M. Dumortier – Messieurs, vous votez maintenant qu’il est plus que jamais évident que la question qui nous occupe depuis trois jours est de nature à se prolonger ; il est évident que plusieurs jours s’écouleront encore avant que la discussion puisse être terminée ; il est évident, d’un autre côté, que cette discussion est entièrement connexe avec celle du budget des travaux publics, de façon que si vous voulez terminer absolument la discussion relative au canal de l’Espierre, il faut que vous preniez aussi la résolution de terminer le budget des travaux publics. Or, je le demande à l’assemblée, l’assemblée pense-t-elle, oui ou non, pouvoir terminer sans vacances le budget des travaux publics. Là, messieurs, est toute la question, et si nous mettons la main sur la conscience, nous serons forcés d’avouer que l’assemblée a manifesté hier d’une manière non équivoque son intention de prendre des vacances au nouvel an. Vous le savez, messieurs, les vacances de la nouvelle année sont d’un usage immémorial en Belgique, et ces vacances seraient absolument sans effet, si elles devaient arriver après les fêtes auxquelles elles sont destinées. A accorder à la chambre des vacances au 10 ou au 15 janvier, ce seraient des vacances sans nul effet, ce seraient des vacances illusoires ; mieux vaudrait ne pas en prendre du tout ; mais l’assemblée a manifesté hier le désir qu’elle voulait prendre des vacances ; eh bien, dans un pareil état de choses, il convient beaucoup mieux de les prendre à partir d’aujourd’hui. (Aux voix ! aux voix !)

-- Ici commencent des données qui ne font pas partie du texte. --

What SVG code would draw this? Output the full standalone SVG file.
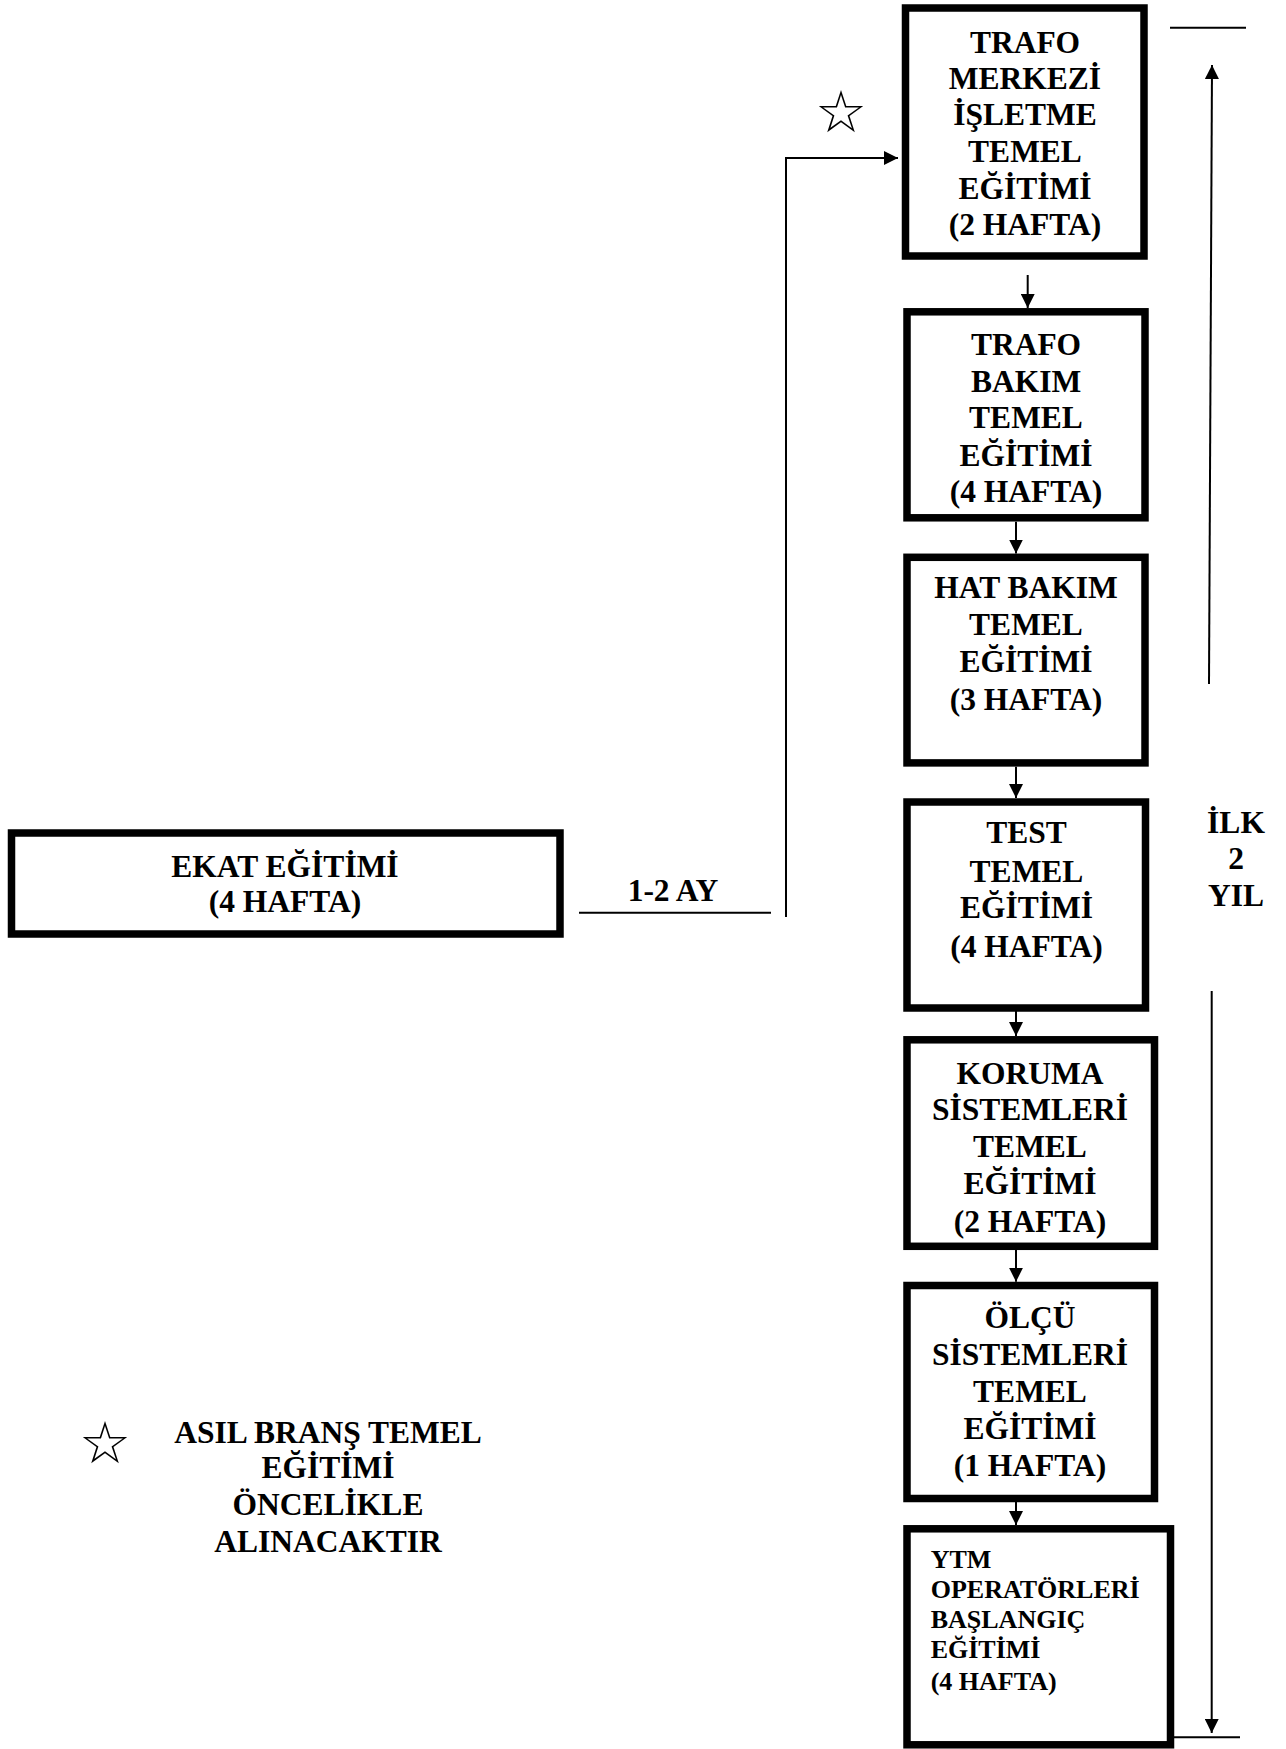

Je propose à la chambre de décider si elle prendra, oui ou non, des vacances, et en cas que la question soit résolue affirmativement, je propose de fixer notre prochaine séance au mardi 14 janvier, à une heure.

- La chambre consultée décide qu’elle prendra des vacances ; elle décide ensuite que sa prochaine séance est fixée à mardi, 14 janvier, à une heure.

La séance est levée à 4 heures et demie.